Gary Chapman wrote a fairly well known book (and follow-ups) on the "5 love languages". This is not about that. Join me while we listen in on a brief conversation.
She: "I found out you've been having an affair with Linda."

He: "Who told you?"

She: "It doesn't matter. We're through."

He: "But, honey, I love you!"
How does that work for you? Is there something in there that doesn't make sense to you? There is for me. Because I can hardly imagine a circumstance in which someone would say, "But, honey, I love you" because what had happened was a demonstration of love. "You've been having an affair" coupled with "I love you" makes no sense.

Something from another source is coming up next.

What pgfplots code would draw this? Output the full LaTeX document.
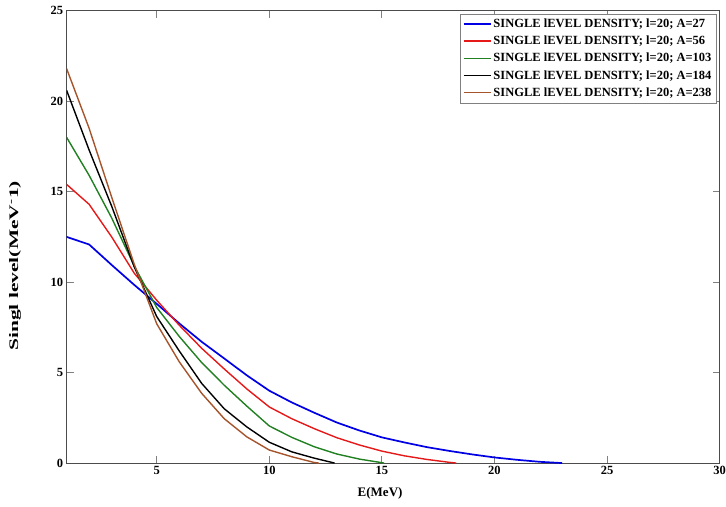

Now, of course, that's an extreme example. An affair is clearly a total breach of love. And we're not doing that, right? But it's not an affair I'm thinking of. It's everyday, "normal" living. I say "normal" because we see it all the time, but I do not mean to imply "good" or "acceptable" -- just common. You will see siblings who claim to love each other being genuinely mean to each other. It is a regular occurrence to hear two friends engaging in not merely playful, but malicious banter. You will hear married couples digging viciously into their spouses in a conversation with someone not their spouse with language which, if their spouse had heard it, could not be construed as "I love you." And yet, in all cases, we would claim, "No, I certainly do love that person. Why do you ask?"

Why do we do that? Why do we "love" and demonstrate it with something much closer to hate? Why do we as parents sometimes treat our children with "not love"? Our spouses with "not love"? Our friends and family with "not love"? It's not that we don't love them. It's that we're currently not doing it. We know that X demonstrates love and instead we offer not Y, but not-X. Why?

I'm not going to answer the question. But you should on your own. I should on my own. We should ask ourselves these kinds of questions. "Am I loving God? Do my words and deeds demonstrate it?" "Am I loving others? Am I showing it in the way I treat them, both in their presence and out of it?" Oh, how about this one? "Would what I'm doing to them demonstrate love to me?" Since loving God and loving others are our two highest commands, I think it might be important to figure out why we claim to do that while we act as if we aren't.